It starts with an irregular if innocuous announcement ahead of Gregg Popovich’s pregame availability for Friday night’s game against the Bulls: ‘Coach is running late, so please come back to the team’s media room in a half hour.’
A half hour or so passes, Chicago’s Billy Donovan conducts his own presser, the same group of local and visiting reporters take their seats and, before anyone from the organization emerges, a press release hits inboxes. Those that check their phones afford themselves a moment to react, and the word spreads: SAN ANTONIO SPURS WAIVE JOSH PRIMO.
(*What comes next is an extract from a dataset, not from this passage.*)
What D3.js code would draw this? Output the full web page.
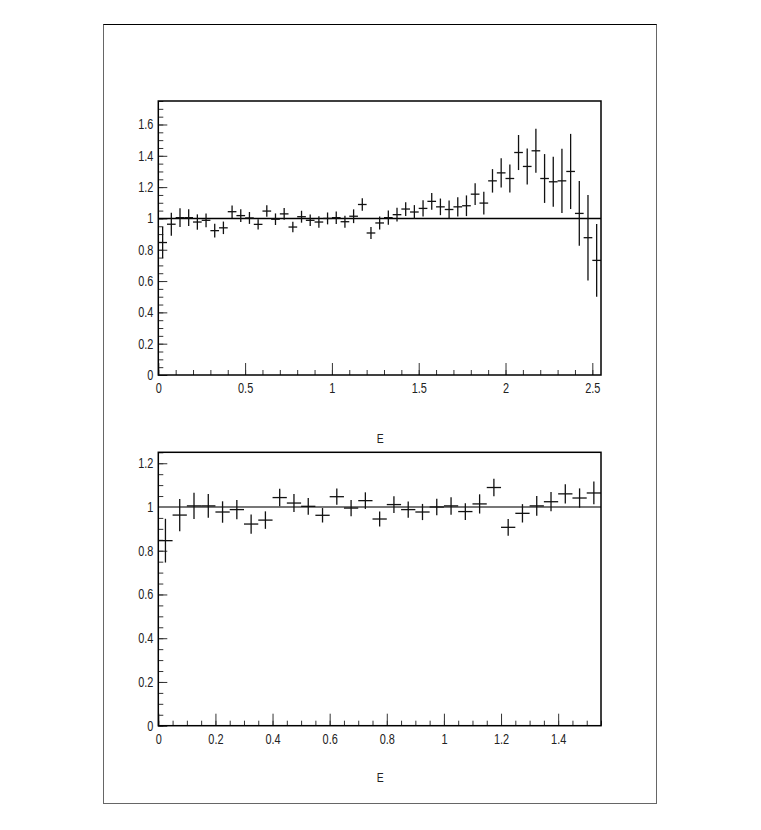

It’s a short press release, even by the Spurs’ standards, anchored by a comment from SS&E CEO RC Buford emphasizing the hope that the “decision will serve the best interest of both the organization and Joshua.” When a solemn Pop appears moments later, he declines comment on the dismissal of the 2021 11th overall pick, deferring to the team’s announcement, fielding a few questions about the upcoming matchup before returning to the locker room. It does at least seemingly answer the question of what held him up.
The tone, lack of details, and unprecedented nature all speak to a situation that is, in the least, highly sensitive and almost certainly not basketball-related. And yet for those same reasons the mind proceeds to whir, balancing personal concern and attempts to understand what could lead to such a move — especially from an organization like the Spurs and especially with a 19-year-old player they were both heavily invested and seemingly high on. Predictably the same takes place online, and in dumber, more grasping fashion.
If this is the natural way for us to react to fragmented news, there’s more than one way a team can handle its business in such times. They could come out of the gates a bit flat … rather than race to a 17-5 lead like the Spurs did on Friday, let a game get away from them after mistake-ridden 2nd and 3rd quarters, or shrug at what could’ve been easily dismissed as the growing pains of a young group with low expectations. But through it all San Antonio displayed a new level of mettle, as well as the connected play that’s bound their strong start to the season.
Sometime during the action, Tom Orsborn of the San Antonio Express-News starts filling the blanks on “one of the most shocking moves in club history.” Shortly after, an update from Primo himself. Of sorts:
Josh Primo statement to ESPN in the aftermath of his release from the Spurs tonight: pic.twitter.com/H1n3k3IIcn— Adrian Wojnarowski (@wojespn) October 29, 2022
With loaded words and worryingly unclear circumstances, the statement triggers more speculation for some, affirms half-formed suspicions in others. The internet does its thing.
A game continues in San Antonio. The Spurs flash more of the traits that have made (and should continue to make) this season delightful. 6-8 rookie Jeremy Sochan picks his man up 94 feet from his own basket before settling into place in the team’s 2-3 scheme — at the top of the arc as a point-of-attack defender. Zach Collins puts together perhaps his most complete game as a Spur. 2nd round pick-turned starting point guard Tre Jones makes more good plays than bad in crunch time. Keldon Johnson (33 points) rises to the moment and spearheads a comeback. Spurs win, 129-124, and the AT&T Center erupts one last time, a sublimation of the moment through the dumb power of sports.
Appearing from an uproarious locker room, an amenable Pop takes a seat and goes through the beats of the win. He throws out a pair of lofty comparisons for Jones — to Manu Ginobili, in how his heart makes him a winner — and Jakob Poeltl — to David Robinson’s “boring” dependability. He talks former Spur DeMar DeRozan, who eclipsed 20,000 career points in the first half, and lauded the team’s 37 assists, which keep the Spurs pacing the league in that stat. When pressed, he briefly, vaguely, recognizes the elephant in the room, praising the team’s ability to play through challenging circumstances, whatever they may be. He laughs.
As the Primo questions persist into the weekend and beyond, his former teammates collectively make the one statement they could on Friday: that they have a clear style, cohesion, and casual confidence that they should be 4-2. The off-the-court answers may come in time, bringing whatever satisfaction this type of news can, while the Spurs continue to quell doubts of who they are on it.